Many people think the simple migration to HANA brings improvements because that what SAP “sells” the customer. Most of the times it’s just “sales talk” because when you actually get down to it the application is based on something like BOPF which is like the anti-thesis to HANA’s “push code down” philosophy.

When I see that SAP itself keeps using BOPF to develop applications, I become very skeptical of their technical capabilities, with the expection of course of some extremely good individuals that exist in every company.

If you haven't seen me say it already, avoid BOPF for any large scale application that needs performance. Take a look at the code base, the code is garbage, methods with more then 1000 lines with zero comments, and the application itself is based on buffer (pull everything from tables and then process in the application layer). 

mmcisme1
Active Contributor
0 Kudos
I like that answer. Someday, I hope I can answer in the same way.

 
Florian
Active Contributor
0 Kudos
But isn't that in your hand, to make your own way with guidelines.

 

Because of having a broad set of tools and techniques there might be also ways we don't want to go.

Of course, it is a big task to define rules, to write it down (in a manner, that everyone can follow those rules) and even more hard to check, if the defined rules are also respected.
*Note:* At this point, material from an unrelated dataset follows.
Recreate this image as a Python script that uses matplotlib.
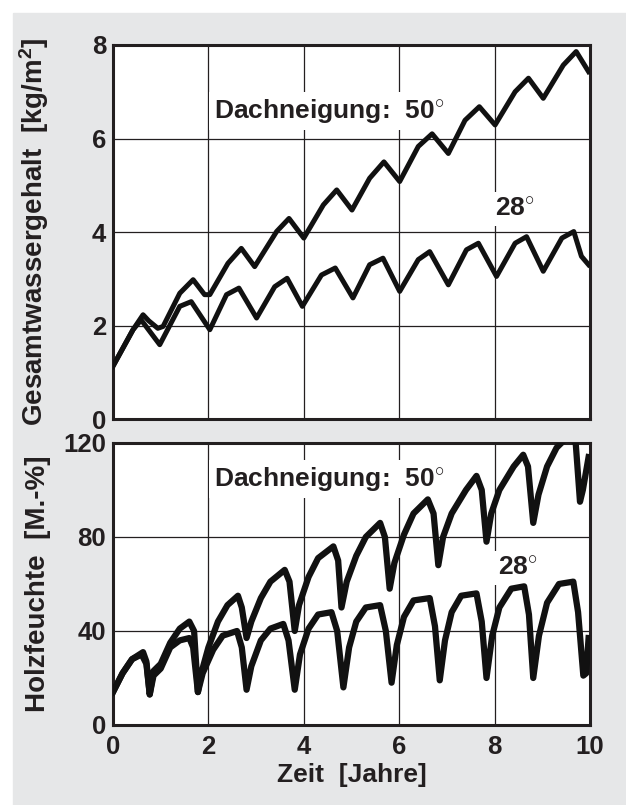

I know what I'm talking about 😉

Me personally think, I cannot blame the creator of the toolset, because the thinking is different. You might don't like the opportunity to expose the tables direct. For me, it's something I have waited ages. I'm pretty happy with it.

~Florian
joao_sousa2
Active Contributor
0 Kudos

The problem is when the creator of the toolset is also the creator of “best-practices”. If the “best-practices” say to use Fiori elements with CDS views guess what most developers will do?
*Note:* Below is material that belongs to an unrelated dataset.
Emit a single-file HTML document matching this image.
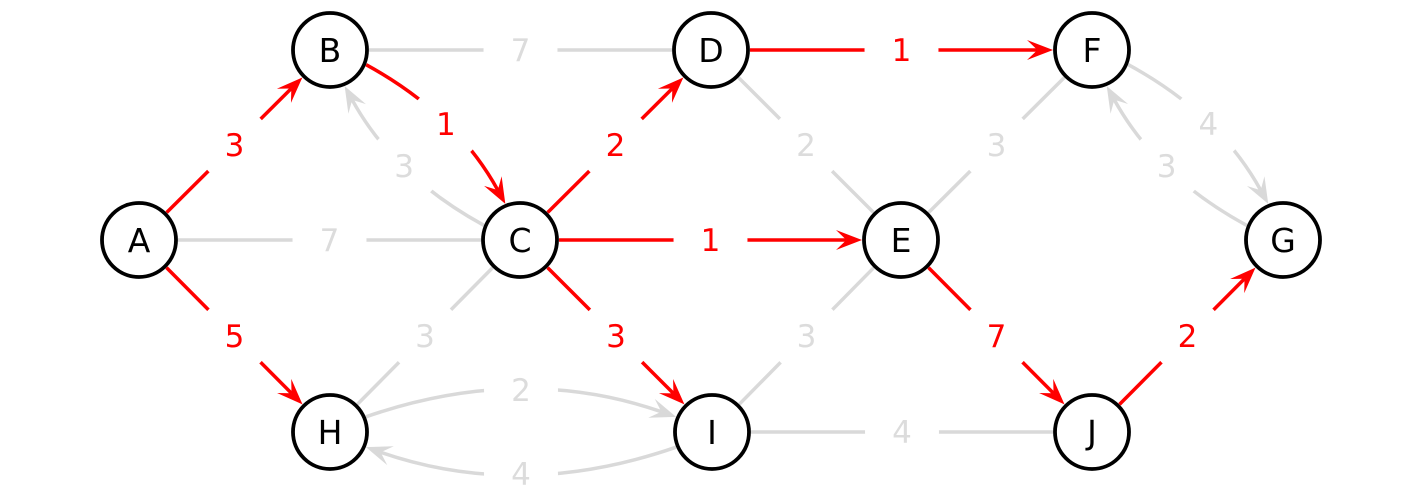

Most ABAPers will take the easier road, regarless of code quality and in this case it fundamentally breaks the advantages of encapsulation. Your data model gets exposed with a uncontrollable way.

It may make your personal development easier, but that development just made future changes to the data model impossible without intensive rework. Higher cost of innovation, longer time to market of changes to the model.

That’s why companies who have legacy systems with tons of development can’t innovate. They are stuck, chrystalized. The impact of any tiny change is unpredictable, untestable. 

This is the age of APIs, and SAP is promoting direct database access. Not direct I know, but it still goes around public APIs.

joachimrees1
Active Contributor
Ver good read, the blog as well as the many comments!